Where are the feminist fighting for 50% workforce presentation in construction? Answer that! Don't call me names. Just answer. Where are the feminist fighting for 50% of all divorce cases ending in fathers staying with children? Any arguments? Or just the usual aggression, name calling?
Why you are surprised feminism is not taken seriously. If you don't address the issues, the issues address you. And you are done. Despite personal attacks.
Fathers who seek custody tend to get it: http://www.villainouscompany.com/vcblog/archives/2012/04/chi...
That's it. I guess the author does not think that women would be "pouring concrete, laying bricks" even if their lives depended on it.
I suspect the author knows full well that women are capable of pouring concrete and laying bricks; rather the author is arguing is is premature to declare men obsolete.
[1] http://www.munkdebates.com/debates/gender-in-the-21st-centur...
But they do!
You know, if you feel your femininity is defined in terms of the men in your life, that's your business. And I can understand how if you felt that way you might feel that other women weren't really women.
But if that's your definition, then I don't want to be your sort of woman. Waving your hands in the air and saying things like 'centered and profound' just makes you sound like you don't have an argument.
I think Paglia is suggesting a co-equal but different Producer / Consumer relationship is better but what we are getting is perhaps closer to Master / Slaves, a relationship that distorts each individual thread.

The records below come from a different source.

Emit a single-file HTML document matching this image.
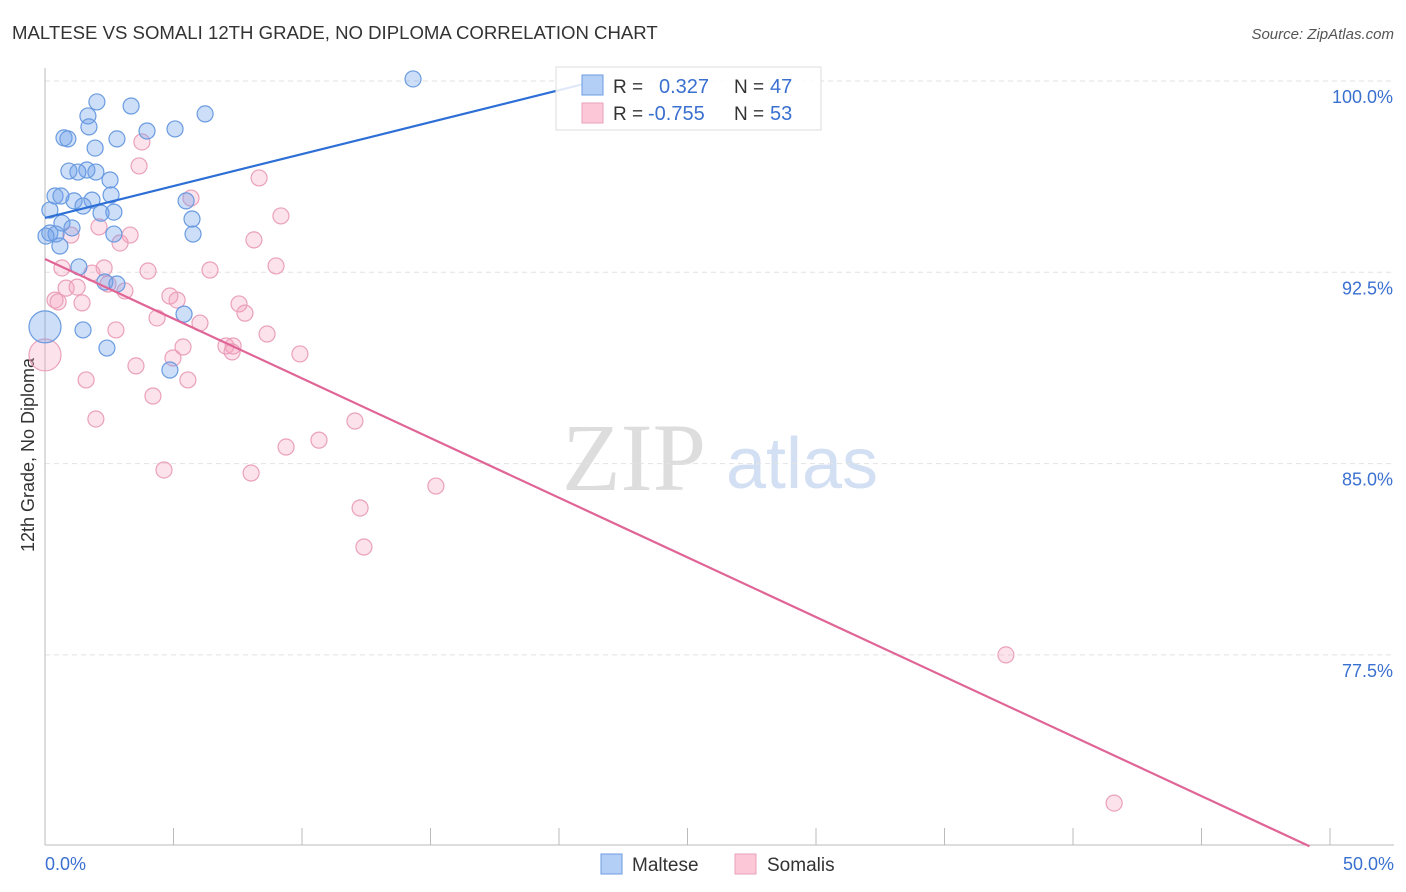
<!DOCTYPE html>
<html><head><meta charset="utf-8"><style>
body{margin:0;background:#fff;font-family:"Liberation Sans",sans-serif;}
svg{display:block}
</style></head><body>
<svg id="c" width="1406" height="892">
<text x="12" y="39" font-size="18.6" fill="#333">MALTESE VS SOMALI 12TH GRADE, NO DIPLOMA CORRELATION CHART</text>
<text x="1394" y="39" font-size="15" fill="#555" font-style="italic" text-anchor="end">Source: ZipAtlas.com</text>
<text x="34" y="455" font-size="18" fill="#333" transform="rotate(-90 34 455)" text-anchor="middle">12th Grade, No Diploma</text>
<text x="634" y="490" font-size="96" fill="#ddd" font-family="Liberation Serif,serif" text-anchor="middle">ZIP</text>
<text x="802" y="488" font-size="72" fill="#d3e0f3" text-anchor="middle">atlas</text>
<g id="grid"></g><g id="marks"></g>
<g>
<rect x="556" y="67" width="265" height="63" fill="#fff" fill-opacity="0.85" stroke="#ddd"/>
<rect x="582" y="75" width="21" height="20" fill="#b4cff5" stroke="#6a9be0"/>
<rect x="582" y="103" width="21" height="20" fill="#fcc8d8" stroke="#eaa0ba"/>
<text x="613" y="93" font-size="19" fill="#333">R = </text><text x="659" y="93" font-size="20" fill="#3a70d0">0.327</text>
<text x="734" y="93" font-size="19" fill="#333">N = </text><text x="770" y="93" font-size="20" fill="#3a70d0">47</text>
<text x="613" y="120" font-size="19" fill="#333">R = </text><text x="648" y="120" font-size="20" fill="#3a70d0">-0.755</text>
<text x="734" y="120" font-size="19" fill="#333">N = </text><text x="770" y="120" font-size="20" fill="#3a70d0">53</text>
</g>
<g>
<rect x="601" y="854" width="21" height="20" fill="#b4cff5" stroke="#6a9be0"/>
<text x="632" y="871" font-size="19" fill="#333">Maltese</text>
<rect x="735" y="854" width="21" height="20" fill="#fcc8d8" stroke="#eaa0ba"/>
<text x="767" y="871" font-size="19" fill="#333">Somalis</text>
</g>
</svg>
<script>
const yTicks=[100,92.5,85,77.5];
const yTickLabels=["100.0%","92.5%","85.0%","77.5%"];
const xTickVals=[0,5,10,15,20,25,30,35,40,45,50];
const blueX=[14.32,2.02,3.35,1.67,6.23,1.71,3.97,5.06,0.74,0.89,2.80,1.95,0.93,1.63,1.28,1.98,2.53,0.39,0.62,2.57,1.13,1.83,5.49,1.48,2.68,2.18,5.72,0.66,1.05,0.19,0.43,5.76,2.68,0.58,1.32,2.33,2.80,5.41,1.48,0,2.41,4.86,0.19,0.04];
const blueY=[100.08,99.18,99.02,98.63,98.71,98.20,98.04,98.12,97.77,97.73,97.73,97.37,96.47,96.51,96.43,96.43,96.12,95.49,95.49,95.53,95.30,95.33,95.30,95.10,94.86,94.82,94.59,94.43,94.24,94.04,94.00,94.00,94.00,93.53,92.71,92.12,92.04,90.86,90.24,90.36,89.53,88.67,94.94,93.92];
const pinkX=[3.77,3.66,8.33,5.68,9.18,2.10,1.01,3.31,8.13,2.92,0.66,4.01,6.42,8.99,2.30,1.83,0.82,1.25,2.45,3.11,0.39,1.44,4.86,5.14,7.55,7.78,4.36,6.03,2.76,8.64,7.04,7.32,7.28,5.37,9.92,0,4.98,3.54,1.60,5.56,4.20,1.98,12.06,10.66,9.38,4.63,8.02,15.21,12.26,12.41,37.39,41.60,0.51];
const pinkY=[97.61,96.67,96.20,95.41,94.71,94.28,93.96,93.96,93.77,93.65,92.67,92.55,92.59,92.75,92.67,92.47,91.88,91.92,92.04,91.77,91.41,91.30,91.57,91.41,91.26,90.90,90.71,90.51,90.24,90.08,89.61,89.61,89.38,89.57,89.30,89.26,89.14,88.83,88.28,88.28,87.65,86.75,86.67,85.92,85.65,84.75,84.63,84.12,83.26,81.73,77.50,71.69,91.34];
const blueTrend=[[0,94.63],[21.6,100.04]];
const pinkTrend=[[0,93.02],[49.2,70.0]];
const NS="http://www.w3.org/2000/svg";
const X=v=>45+v/50*1285, Y=v=>81+(100-v)/7.5*191.3;
const grid=document.getElementById('grid'), marks=document.getElementById('marks');
function mk(tag,attrs,parent){const e=document.createElementNS(NS,tag);for(const k in attrs)e.setAttribute(k,attrs[k]);parent.appendChild(e);return e;}
yTicks.forEach((t,i)=>{
 const l=mk('line',{x1:45,x2:1394,y1:Y(t),y2:Y(t),stroke:'#e2e2e2','stroke-dasharray':'5,4'},grid);
 
 
 const tx=mk('text',{x:1393,y:Y(t)+22,'font-size':18,fill:'#3a70d0','text-anchor':'end'},grid);
 tx.textContent=yTickLabels[i];
 
 
});
const ax=mk('line',{x1:45,x2:45,y1:68,y2:845,stroke:'#bbb'},grid);


const bx=mk('line',{x1:45,x2:1394,y1:845,y2:845,stroke:'#bbb'},grid);


xTickVals.forEach(v=>{
 const t=mk('line',{x1:X(v),x2:X(v),y1:828,y2:845,stroke:'#bbb'},grid);
 
 
});
const xl0=mk('text',{x:45,y:870,'font-size':18,fill:'#3a70d0'},grid);xl0.textContent='0.0%';


const xl1=mk('text',{x:1394,y:870,'font-size':18,fill:'#3a70d0','text-anchor':'end'},grid);xl1.textContent='50.0%';


function pts(xs,ys,fill,stroke,name){xs.forEach((v,i)=>{
 const r=(v===0)?16:8;
 const c=mk('circle',{cx:X(v),cy:Y(ys[i]),r:r,fill:fill,stroke:stroke,'stroke-width':1.2},marks);
 
 
});}
pts(pinkX,pinkY,'rgba(245,160,190,0.3)','#eaa0ba','somalis-point');
pts(blueX,blueY,'rgba(110,160,235,0.35)','#6a9be0','maltese-point');
const bl=mk('line',{x1:X(blueTrend[0][0]),y1:Y(blueTrend[0][1]),x2:X(blueTrend[1][0]),y2:Y(blueTrend[1][1]),stroke:'#2d6fd6','stroke-width':2.2},marks);


const pl=mk('line',{x1:X(pinkTrend[0][0]),y1:Y(pinkTrend[0][1]),x2:X(pinkTrend[1][0]),y2:Y(pinkTrend[1][1]),stroke:'#e06596','stroke-width':2.2},marks);


</script>
</body></html>
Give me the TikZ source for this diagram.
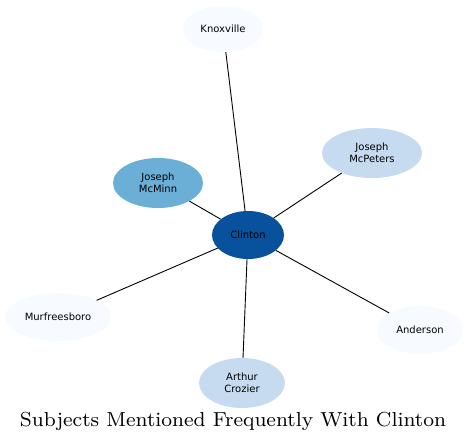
\documentclass[tikz,border=0pt]{standalone}
\usepackage{fontspec}
\usepackage{graphicx}
\newfontfamily\labfont{DejaVu Sans}
\usetikzlibrary{shapes.geometric}
\definecolor{c1}{HTML}{F7FBFF}
\definecolor{c2}{HTML}{C6DBEF}
\definecolor{c3}{HTML}{6BAED6}
\definecolor{c4}{HTML}{08519C}
\tikzset{
  ent/.style={ellipse, draw=none, inner sep=0pt, font=\labfont\fontsize{10}{11.5}\selectfont, align=center},
  link/.style={draw=black, line width=0.9pt}
}
\begin{document}
\begin{tikzpicture}[x=1pt,y=-1pt]
\useasboundingbox (0,0) rectangle (468,444);
\node[ent, fill=c1, minimum width=80, minimum height=46] (kn) at (223,29) {Knoxville};
\node[ent, fill=c2, minimum width=100, minimum height=50] (mp) at (372,153) {Joseph\\McPeters};
\node[ent, fill=c3, minimum width=90, minimum height=50] (mm) at (158,183) {Joseph\\McMinn};
\node[ent, fill=c4, minimum width=72, minimum height=48] (cl) at (248,235) {Clinton};
\node[ent, fill=c1, minimum width=106, minimum height=48] (mu) at (58,317) {Murfreesboro};
\node[ent, fill=c1, minimum width=86, minimum height=48] (an) at (420,330) {Anderson};
\node[ent, fill=c2, minimum width=86, minimum height=50] (ac) at (242,383) {Arthur\\Crozier};
\foreach \t in {kn,mp,mm,mu,an,ac} \draw[link] (cl) -- (\t);
\node[inner sep=0pt] (title) at (233,421) {\resizebox{426pt}{!}{\fontsize{8}{9}\selectfont Subjects Mentioned Frequently With Clinton}};
\end{tikzpicture}
\end{document}
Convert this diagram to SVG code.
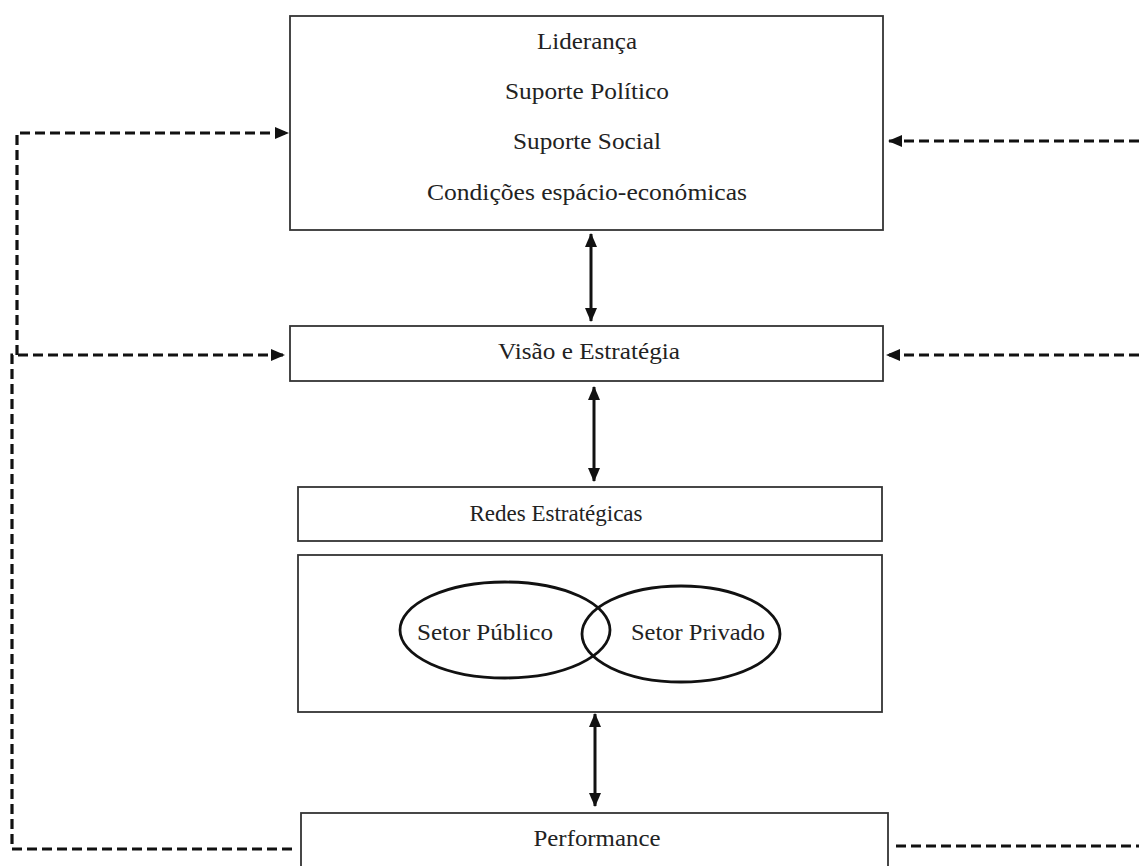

And how would that even be an equal relationship? In more agrarian societies it might make a certain degree of sense. But in a modern world, less so. If you go that route it looks very much like she's defining femininity in terms of the traditional idea that women should stay at home to raise children. (And if you don't, you're a lesbian, apparently.)
But if so, the argument she goes on to build around that - men made the world and continue to have a great deal of influence in many areas (ignoring the major contributions of women to many areas of modern life) has to be questioned for relevance. It answers the prompt, to a degree, 'Are men obsolete?' Or at least one interpretation of it. But seems to have little to do with any discussion as to why we might want to be kept women or address many of the horrifying inequalities that arise from being so.
"Yes, there has been a gradual transition from an industrial to a service-sector economy in which women, who generally prefer a safe, clean, quiet work environment thrive."
"After the next inevitable apocalypse, men will be desperately needed again! Oh, sure, there will be the odd gun-toting Amazonian survivalist gal, who can rustle game out of the bush and feed her flock, but most women and children will be expecting men to scrounge for food and water and to defend the home turf. Indeed, men are absolutely indispensable right now, invisible as it is to most feminists, who seem blind to the infrastructure that makes their own work lives possible. It is overwhelmingly men who do the dirty, dangerous work of building roads, pouring concrete, laying bricks, tarring roofs, hanging electric wires, excavating natural gas and sewage lines, cutting and clearing trees, and bulldozing the landscape for housing developments. It is men who heft and weld the giant steel beams that frame our office buildings, and it is men who do the hair-raising work of insetting and sealing the finely tempered plate-glass windows of skyscrapers 50 stories tall."
To summarize, she argues that women are better adapted to the modern white-collar workplace while men, thanks to their brute strength, are better adapted to lower status blue-collar jobs, and nothing short of an apocalypse will put men back on top. There's certainly no rancor against men evident in this fact-based argument!
This end to the article is especially unfortunate because there should be some real concern about how men are portrayed in modern media. In children's movies, boys have become brutish, bullying antagonists to the protagonist princess more often than not. In comedies, the most common formula pairs a strong, competent, beautiful woman with a bumbling, slob of a man-child who will inevitably woo the lass with sweet intent more than anything else. Arguably, this probably reflects the fantasies of the bumbling, slovenly, men-children running Hollywood more than a deliberate campaign against the competent male, but the effect is the same. Action flicks glorify blue-collar men. The cerebral, hero scientists of decades past are long gone. Heck, even Indiana Jones is grossly over-educated by modern action hero standards!